With Australia being amongst the first countries on earth to ring in the New Year, Sydney’s Catholic parishes had the added blessing of celebrating the first Holy Masses for 2025.
From Lidcombe to Liverpool and churches in between, thousands of Catholics filled their parishes to give thanks to God for the year that has been and to pray for the year to come.
The first day of January is a date that the church not only solemnly celebrates the Blessed Virgin Mary in her role as the Mother of God, but it concludes the Christmas Octave and universally prays for world peace.
As per the Catholic custom, the final hour of the year is spent before the Blessed Sacrament in Adoration and is followed by a Solemn Midnight Mass, thus ending 2024 and beginning 2025 in the presence of Our Lord.
Fr Greg Morgan, from St Catherine Laboure parish, used his homily during the midnight Mass to speak on Mary as the Mother of God.
The Gymea parish priest invited each of those present to make 2025 a year in which they explore the depths of their own hearts, looking to Mary as the ultimate example.
In Sydney’s west, Somascan Fr Chris de Sousa CRS spoke on the three major points of celebration for 1 January with Our Blessed Mother as the thread that tied them all together.
“When we were baptised, we became brothers and sisters of Jesus Christ, through uniting ourselves to him we could ‘receive adoption as sons’ of God,” said the assistant priest at St Joseph’s Moorebank and St Christopher’s Holsworthy.

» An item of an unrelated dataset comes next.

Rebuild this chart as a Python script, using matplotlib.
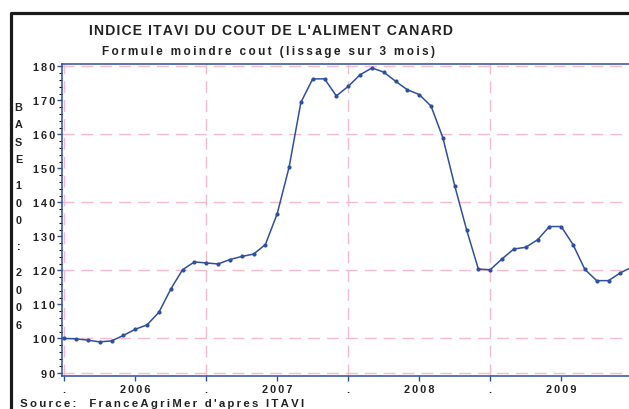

“We also call Mary ‘Mother,’ just as Christ, our brother, does and if Jesus is the Prince of Peace, then Mary is the Queen of Peace.
“If we truly want to experience peace in our hearts, our families, and peace in our world, we can do no better than to follow the example of our prince and our queen.
“My dear brother and sisters, if we follow our Mother’s example, by keeping Christ the light of the world in the spotlight of our hearts, his grace will gradually heal our wounds, strengthen our weakness, resolve our conflicts, and bring us more and more of his peace.”
While celebrating the Mass for the solemnity at St Peter’s Basilica in the Vatican, Pope Francis pleaded for peace and the protection of human life, calling for “a firm commitment to promote respect for the dignity of human life, from conception to natural death.”
The Pontiff brought together the Solemnity of Mary, Mother of God, and the 58th World Day of Peace by emphasising that “Protecting life, caring for wounded life, restoring dignity to the life of every ‘born of woman’ is the fundamental basis for building a civilization of peace.”
Pope Francis concluded by entrusting the new jubilee year to Mary, praying that “hope may be reborn and peace may finally spring up for all the peoples of the earth.”
The Solemnity of Mary, Mother of God originated from the Council of Ephesus in 431, where the title “Mother of God” (Theotokos) was confirmed for Mary.
Throughout history, there have been many movements to establish a feast honouring Mary as the Mother of God, however, this solemnity only became an official one in the 20th century when Pope Paul VI encouraged the restoration of the Solemnity of Mary, the holy Mother of God, in his apostolic exhortation Marialis Cultus on 2 February, 1974.